----- DATA EXTRACT -----

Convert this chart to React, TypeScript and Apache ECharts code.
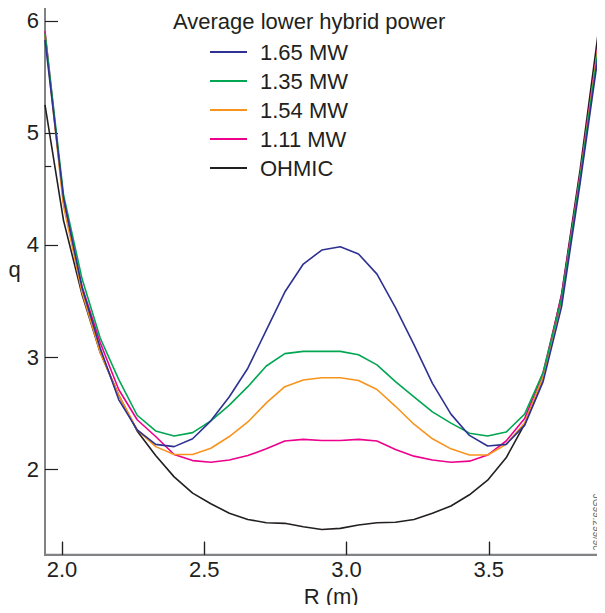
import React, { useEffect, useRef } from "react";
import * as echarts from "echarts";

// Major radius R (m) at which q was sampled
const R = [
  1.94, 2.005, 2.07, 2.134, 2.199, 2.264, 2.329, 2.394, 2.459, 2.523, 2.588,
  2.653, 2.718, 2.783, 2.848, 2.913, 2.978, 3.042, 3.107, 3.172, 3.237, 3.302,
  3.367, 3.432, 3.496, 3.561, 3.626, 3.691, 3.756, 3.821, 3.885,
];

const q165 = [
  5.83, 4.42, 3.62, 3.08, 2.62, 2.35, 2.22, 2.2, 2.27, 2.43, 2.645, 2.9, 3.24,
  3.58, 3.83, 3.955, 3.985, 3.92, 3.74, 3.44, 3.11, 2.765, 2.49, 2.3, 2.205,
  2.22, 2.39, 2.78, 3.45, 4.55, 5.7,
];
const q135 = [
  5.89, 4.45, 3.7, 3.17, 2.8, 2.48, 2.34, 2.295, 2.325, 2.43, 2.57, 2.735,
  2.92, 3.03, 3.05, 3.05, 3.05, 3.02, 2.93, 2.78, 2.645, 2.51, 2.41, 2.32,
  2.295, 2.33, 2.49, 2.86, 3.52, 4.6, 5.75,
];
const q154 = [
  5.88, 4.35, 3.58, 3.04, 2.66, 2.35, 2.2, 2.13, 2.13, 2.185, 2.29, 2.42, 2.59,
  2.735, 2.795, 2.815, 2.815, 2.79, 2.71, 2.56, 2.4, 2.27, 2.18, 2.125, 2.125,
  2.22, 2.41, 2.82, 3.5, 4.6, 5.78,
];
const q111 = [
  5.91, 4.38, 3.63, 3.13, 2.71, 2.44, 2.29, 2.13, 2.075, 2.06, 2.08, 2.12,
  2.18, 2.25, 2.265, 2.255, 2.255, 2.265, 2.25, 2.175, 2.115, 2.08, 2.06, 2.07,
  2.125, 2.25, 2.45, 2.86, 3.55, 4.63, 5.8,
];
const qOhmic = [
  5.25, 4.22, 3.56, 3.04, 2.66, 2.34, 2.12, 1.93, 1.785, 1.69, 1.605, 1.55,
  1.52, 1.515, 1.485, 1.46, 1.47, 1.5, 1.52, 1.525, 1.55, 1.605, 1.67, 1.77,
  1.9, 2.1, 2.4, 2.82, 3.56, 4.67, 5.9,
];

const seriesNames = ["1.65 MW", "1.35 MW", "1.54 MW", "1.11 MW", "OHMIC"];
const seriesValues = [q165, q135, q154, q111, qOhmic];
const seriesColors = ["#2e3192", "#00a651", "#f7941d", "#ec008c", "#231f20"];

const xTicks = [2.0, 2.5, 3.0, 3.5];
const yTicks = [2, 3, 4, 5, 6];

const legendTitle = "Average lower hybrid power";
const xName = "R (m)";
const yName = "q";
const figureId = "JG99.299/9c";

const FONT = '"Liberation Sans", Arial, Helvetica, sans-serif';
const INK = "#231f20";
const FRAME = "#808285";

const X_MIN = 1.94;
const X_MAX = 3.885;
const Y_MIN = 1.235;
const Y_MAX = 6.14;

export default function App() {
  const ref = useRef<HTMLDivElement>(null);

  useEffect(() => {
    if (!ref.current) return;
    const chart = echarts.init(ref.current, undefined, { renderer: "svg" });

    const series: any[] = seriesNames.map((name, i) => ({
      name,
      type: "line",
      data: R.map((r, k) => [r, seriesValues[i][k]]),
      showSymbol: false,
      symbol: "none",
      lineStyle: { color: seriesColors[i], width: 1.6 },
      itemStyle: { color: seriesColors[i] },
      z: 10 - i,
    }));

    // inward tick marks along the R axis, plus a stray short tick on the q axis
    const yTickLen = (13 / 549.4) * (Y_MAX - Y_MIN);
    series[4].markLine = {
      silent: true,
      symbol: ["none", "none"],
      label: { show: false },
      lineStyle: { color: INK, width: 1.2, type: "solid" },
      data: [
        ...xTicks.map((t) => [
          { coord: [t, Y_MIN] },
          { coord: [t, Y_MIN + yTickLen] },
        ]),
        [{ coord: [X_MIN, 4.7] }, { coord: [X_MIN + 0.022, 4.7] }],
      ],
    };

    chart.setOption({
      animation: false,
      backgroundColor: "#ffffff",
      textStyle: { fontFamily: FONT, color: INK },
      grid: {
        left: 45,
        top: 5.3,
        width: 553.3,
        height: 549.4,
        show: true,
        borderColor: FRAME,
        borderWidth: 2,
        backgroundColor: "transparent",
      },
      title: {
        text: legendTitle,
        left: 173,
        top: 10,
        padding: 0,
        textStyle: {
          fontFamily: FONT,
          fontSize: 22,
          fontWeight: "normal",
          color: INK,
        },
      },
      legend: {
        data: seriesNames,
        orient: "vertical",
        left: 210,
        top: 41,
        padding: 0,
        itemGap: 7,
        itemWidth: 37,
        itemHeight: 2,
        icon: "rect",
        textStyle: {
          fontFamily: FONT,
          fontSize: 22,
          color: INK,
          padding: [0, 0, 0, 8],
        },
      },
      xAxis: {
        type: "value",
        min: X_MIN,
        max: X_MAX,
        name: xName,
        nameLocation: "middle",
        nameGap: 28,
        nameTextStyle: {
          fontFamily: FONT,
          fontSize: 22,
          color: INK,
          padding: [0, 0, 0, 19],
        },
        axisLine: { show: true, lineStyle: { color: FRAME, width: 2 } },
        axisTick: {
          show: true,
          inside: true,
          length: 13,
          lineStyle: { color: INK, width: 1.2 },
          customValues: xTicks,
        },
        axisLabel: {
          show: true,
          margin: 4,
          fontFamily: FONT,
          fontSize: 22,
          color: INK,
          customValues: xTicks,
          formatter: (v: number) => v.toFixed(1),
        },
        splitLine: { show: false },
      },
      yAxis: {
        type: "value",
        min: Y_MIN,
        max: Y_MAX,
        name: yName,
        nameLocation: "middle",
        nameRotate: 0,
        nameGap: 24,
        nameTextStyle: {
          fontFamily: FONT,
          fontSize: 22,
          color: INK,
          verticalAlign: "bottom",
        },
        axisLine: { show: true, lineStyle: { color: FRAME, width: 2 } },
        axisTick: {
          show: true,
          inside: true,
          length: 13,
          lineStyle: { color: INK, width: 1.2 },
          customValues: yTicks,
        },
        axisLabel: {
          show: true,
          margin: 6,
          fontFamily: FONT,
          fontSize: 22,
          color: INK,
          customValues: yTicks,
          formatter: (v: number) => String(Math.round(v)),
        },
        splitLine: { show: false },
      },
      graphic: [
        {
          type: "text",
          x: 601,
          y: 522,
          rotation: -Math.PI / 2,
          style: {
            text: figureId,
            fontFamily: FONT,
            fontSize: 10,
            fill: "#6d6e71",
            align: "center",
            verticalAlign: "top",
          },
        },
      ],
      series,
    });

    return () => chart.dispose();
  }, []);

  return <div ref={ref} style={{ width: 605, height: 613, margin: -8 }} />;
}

-----

PROBLEM:
Write out again, exactly, the lines from the start of the listing up to the line containing "import * as", with both ends and without pictures.

OUTPUT FOR THIS TASK:
Convert this chart to React, TypeScript and Apache ECharts code.
import React, { useEffect, useRef } from "react";
import * as echarts from "echarts";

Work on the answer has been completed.